╭──
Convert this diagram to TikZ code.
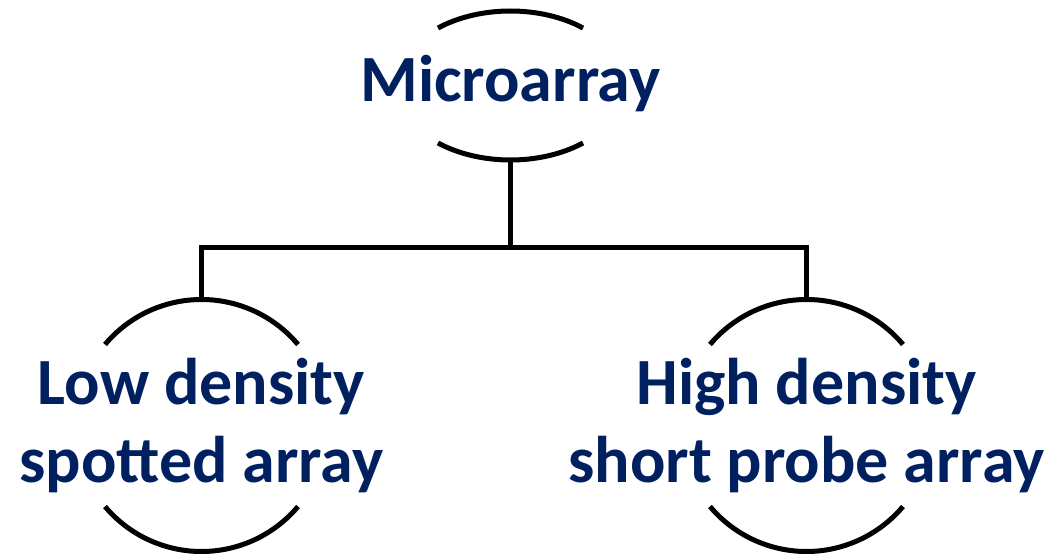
\documentclass[tikz,border=0pt]{standalone}
\usepackage{fontspec}
\setmainfont{Carlito}
\definecolor{navy}{HTML}{002060}
\begin{document}
\begin{tikzpicture}[x=1pt,y=1pt,
  label/.style={text=navy,font=\fontsize{66}{78}\selectfont\bfseries,align=center,inner sep=0pt},
  rim/.style={draw=black,line width=5pt},
  link/.style={draw=black,line width=5pt,line join=miter}]
\useasboundingbox (0,0) rectangle (1050,554);
% centres of the three groups
\coordinate (topc) at (510.5,468.5);
\coordinate (leftc) at (201.5,128.5);
\coordinate (rightc) at (806.5,128.5);
% text
\node[label,anchor=base] (micro) at (510.5,452) {Microarray};
\node[label,anchor=base] (low) at (201.5,71) {Low density\\spotted array};
\node[label,anchor=base] (high) at (806.5,71) {High density\\short probe array};
% brackets above and below each text
\draw[rim] ([shift={(50.5:114 and 74.5)}]topc) arc[start angle=50.5,end angle=129.5,x radius=114,y radius=74.5];
\draw[rim] ([shift={(230.5:114 and 74.5)}]topc) arc[start angle=230.5,end angle=309.5,x radius=114,y radius=74.5];
\foreach \c in {leftc,rightc}{
  \draw[rim] ([shift={(40:126)}]\c) arc[start angle=40,end angle=140,radius=126];
  \draw[rim] ([shift={(220:126)}]\c) arc[start angle=220,end angle=320,radius=126];
}
% connection points
\coordinate (topbot) at ([shift={(0,-74.5)}]topc);
\coordinate (lefttop) at ([shift={(0,126)}]leftc);
\coordinate (righttop) at ([shift={(0,126)}]rightc);
\coordinate (bus) at (510.5,306.5);
\draw[link] (topbot) -- (bus);
\draw[link] (lefttop) |- (bus) -| (righttop);
\end{tikzpicture}
\end{document}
╰──
-- Your instructions --
Please write out all of the material above without changing a word, and omit any pictures.

-- Task output --
Convert this diagram to TikZ code.
\documentclass[tikz,border=0pt]{standalone}
\usepackage{fontspec}
\setmainfont{Carlito}
\definecolor{navy}{HTML}{002060}
\begin{document}
\begin{tikzpicture}[x=1pt,y=1pt,
  label/.style={text=navy,font=\fontsize{66}{78}\selectfont\bfseries,align=center,inner sep=0pt},
  rim/.style={draw=black,line width=5pt},
  link/.style={draw=black,line width=5pt,line join=miter}]
\useasboundingbox (0,0) rectangle (1050,554);
% centres of the three groups
\coordinate (topc) at (510.5,468.5);
\coordinate (leftc) at (201.5,128.5);
\coordinate (rightc) at (806.5,128.5);
% text
\node[label,anchor=base] (micro) at (510.5,452) {Microarray};
\node[label,anchor=base] (low) at (201.5,71) {Low density\\spotted array};
\node[label,anchor=base] (high) at (806.5,71) {High density\\short probe array};
% brackets above and below each text
\draw[rim] ([shift={(50.5:114 and 74.5)}]topc) arc[start angle=50.5,end angle=129.5,x radius=114,y radius=74.5];
\draw[rim] ([shift={(230.5:114 and 74.5)}]topc) arc[start angle=230.5,end angle=309.5,x radius=114,y radius=74.5];
\foreach \c in {leftc,rightc}{
  \draw[rim] ([shift={(40:126)}]\c) arc[start angle=40,end angle=140,radius=126];
  \draw[rim] ([shift={(220:126)}]\c) arc[start angle=220,end angle=320,radius=126];
}
% connection points
\coordinate (topbot) at ([shift={(0,-74.5)}]topc);
\coordinate (lefttop) at ([shift={(0,126)}]leftc);
\coordinate (righttop) at ([shift={(0,126)}]rightc);
\coordinate (bus) at (510.5,306.5);
\draw[link] (topbot) -- (bus);
\draw[link] (lefttop) |- (bus) -| (righttop);
\end{tikzpicture}
\end{document}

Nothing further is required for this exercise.